İşi bırakmanın bildirilmesi
İşi bırakmanın tarifi VUK’nun 161’nci maddesinde yapılmıştır. Buna göre, “vergiye tabi olmayı gerektiren muamelelerin tamamen durdurulması veya sona ermesi”, işi bırakma fiilini ifade etmektedir. İşlerin herhangi bir nedenle geçici olarak durdurulması işi bırakma sayılmaz.
Bu anlamda hastalık veya seyahat nedeniyle işyerinin bir müddet kapatılmış olması işi bırakma sayılmamaktadır. Dolayısıyla bu mükelleflerin bildirimde bulunma zorunlulukları olmadığı gibi mükellefiyetleri de silinmez.

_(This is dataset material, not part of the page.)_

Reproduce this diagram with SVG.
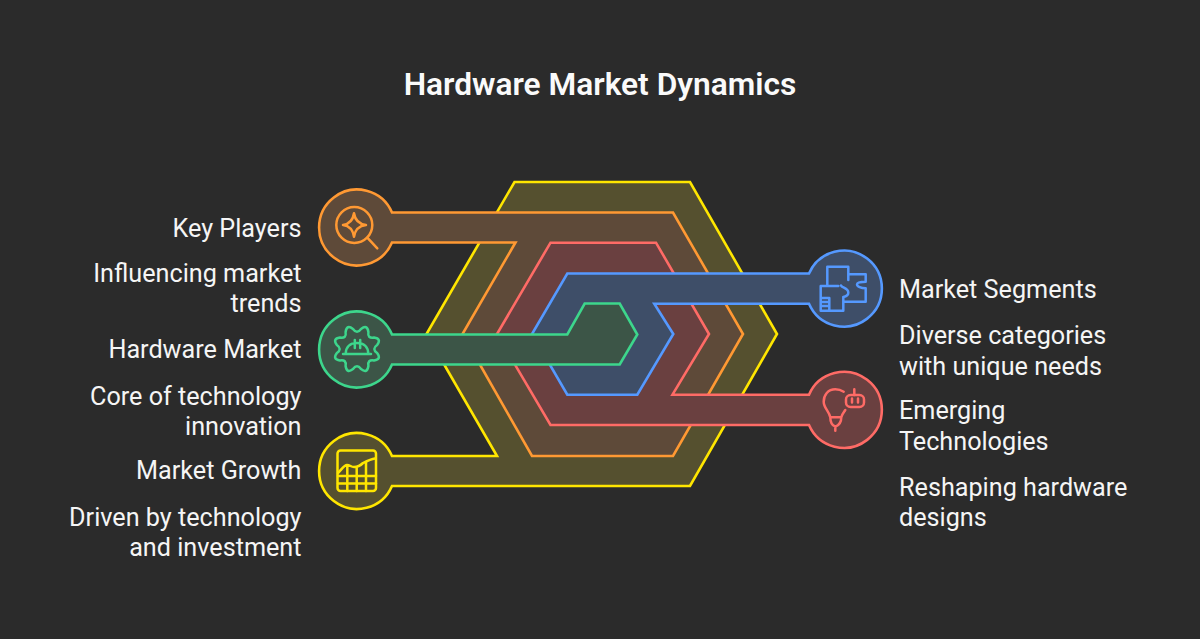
<svg xmlns="http://www.w3.org/2000/svg" width="1200" height="639" viewBox="0 0 1200 639">
<style>
.t{font-family:Roboto,"Liberation Sans",sans-serif;font-size:25.2px;fill:#f5f5f5}
.l{text-anchor:end}
.title{font-family:Roboto,"Liberation Sans",sans-serif;font-size:31.7px;font-weight:600;fill:#fafafa;text-anchor:middle}
.band{stroke-width:2.6;stroke-linejoin:miter}
.i{fill:none;stroke-width:2.5;stroke-linecap:round;stroke-linejoin:round}
.y{stroke:#ffe600}.o{stroke:#ff9933}.r{stroke:#ff6b66}.b{stroke:#5599ff}.g{stroke:#3dd68c}
</style>
<rect width="1200" height="639" fill="#2b2b2b"/>
<text class="title" x="600" y="94.7">Hardware Market Dynamics</text>
<g id="market-growth">
<path class="band y" fill="#55502f" d="M392,456L497,456L426.5,334L514.5,182L690,182L777,334L690,486L392,486A38,38 0 1 1 392,456Z"/>
<g class="i y"><rect x="337.5" y="450.5" width="38.5" height="40.5" rx="3"/><path d="M338,473C342,469 344,465 347,465C350,465 351,467 354,467C358,467 360,466 363,463C367,461 371,459 375,458.5M338,476H376M338,483.5H376M347.3,466V491M356.7,467V491M366,462V491"/></g>
<text class="t l" x="301.5" y="478.7">Market Growth</text>
<text class="t l" x="301.5" y="525.7">Driven by technology</text>
<text class="t l" x="301.5" y="555.7">and investment</text>
</g>
<g id="key-players">
<path class="band o" fill="#5e4a39" d="M392,212.5L673,212.5L743,334L673,456L532,456L462.5,334L515.5,242.5L392,242.5A38,38 0 1 1 392,212.5Z"/>
<g class="i o"><circle cx="354.3" cy="225" r="18"/><path d="M367.3,237.7L377.3,248.3M354,213.3C355,220 358,224 366,225C358,226 355,230 354,236.7C353,230 350,226 343,225C350,224 353,220 354,213.3Z"/></g>
<text class="t l" x="301.5" y="236.7">Key Players</text>
<text class="t l" x="301.5" y="281.7">Influencing market</text>
<text class="t l" x="301.5" y="311.7">trends</text>
</g>
<g id="emerging-technologies">
<path class="band r" fill="#6a4040" d="M809,425L550.5,425L497,334L550.5,242.7L656,242.7L709,334L672.5,394.7L809,394.7A38,38 0 1 1 809,425Z"/>
<g class="i r"><path d="M843.7,391.7C841,390 838,389.3 835.3,389.3C828,389.3 823.7,395 823.7,401.7C823.7,408 829,411 830.3,417.3H841.3C842,414 844,412 845.3,410M830.3,417.3C830.3,422 831,425 835.3,426.7C840,425 841.3,422 841.3,417.3M835.3,426.7V430.7M854.3,389.3V395M852,398.5V402.5M858,398.5V402.5"/><rect x="846" y="395" width="18" height="12" rx="4.5"/></g>
<text class="t" x="899" y="418.7">Emerging</text>
<text class="t" x="899" y="449.7">Technologies</text>
<text class="t" x="899" y="495.7">Reshaping hardware</text>
<text class="t" x="899" y="525.7">designs</text>
</g>
<g id="market-segments">
<path class="band b" fill="#3e4e68" d="M809,273.5L567.3,273.5L532,334L567.3,394.7L637.3,394.7L673.3,334L654.3,303.7L809,303.7A38,38 0 1 0 809,273.5Z"/>
<g class="i b"><path d="M827.3,286V266.7H848.3V280M820.7,286H838.3M820.7,286V310.7H843.3V297M848.3,274.3H865.7V281.7C861,281.7 857,282.5 857,284.5C857,286.5 861,288.3 865.7,288.3V301.7H843.3M841,285.5C842,288 848.3,288 848.3,292.7C848.3,295.5 845.5,296.5 843.3,297M820.7,298H829.3V310.7M820.7,302H829.3M820.7,306H829.3"/></g>
<text class="t" x="899" y="297.7">Market Segments</text>
<text class="t" x="899" y="343.7">Diverse categories</text>
<text class="t" x="899" y="374.7">with unique needs</text>
</g>
<g id="hardware-market">
<path class="band g" fill="#3c5547" d="M392,334.5L567.3,334.5L584.7,303.5L619.7,303.5L637.3,334.5L619.7,364.5L392,364.5A38,38 0 1 1 392,334.5Z"/>
<g class="i g" transform="translate(357,349)"><path d="M20.1,4Q24.9,10.3 17,11.4Q10.3,10.3 11.4,17Q10.3,24.9 4,20.1Q0,14.5 -4,20.1Q-10.3,24.9 -11.4,17Q-10.3,10.3 -17,11.4Q-24.9,10.3 -20.1,4Q-14.5,0 -20.1,-4Q-24.9,-10.3 -17,-11.4Q-10.3,-10.3 -11.4,-17Q-10.3,-24.9 -4,-20.1Q0,-14.5 4,-20.1Q10.3,-24.9 11.4,-17Q10.3,-10.3 17,-11.4Q24.9,-10.3 20.1,-4Q14.5,0 20.1,4Z"/><path d="M-14,5H14M-11.3,5C-11.3,-2 -7,-6 0,-6C7,-6 11.3,-2 11.3,5M-2.2,-9V-1M3.2,-9V-1"/></g>
<text class="t l" x="301.5" y="357.7">Hardware Market</text>
<text class="t l" x="301.5" y="404.7">Core of technology</text>
<text class="t l" x="301.5" y="434.7">innovation</text>
</g>
</svg>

Ölüm hali işi bırakma sayılır. Bu durumda işi bırakma bildirimini mirasçılardan birinin yapması yeterlidir.
Tasfiye ve iflas halinde ise mükellefiyet, muamelelerin tamamen bitmesine kadar devam eder. Bu halde mükellefe düşen görevler tasfiye memurları veya iflas dairesi tarafından yerine getirilir. Tasfiye memurları veya iflas idaresinin tasfiye ve iflas kararları ile tasfiye ve iflasın kapandığını vergi dairesine ayrı ayrı bildirmek zorundadır.
İş ve teşebbüsün bir yerden diğer bir yere nakledilmesi işi bırakma hüviyetinde olmayıp, adres değişikliği sayılır.
Vergi Usul Kanununun 160’ncı maddesi uyarınca, işe başlama bildiriminde bulunmak zorunda olan mükellefler işi bırakmaları halinde bunu vergi dairesine bildirmek zorundadırlar.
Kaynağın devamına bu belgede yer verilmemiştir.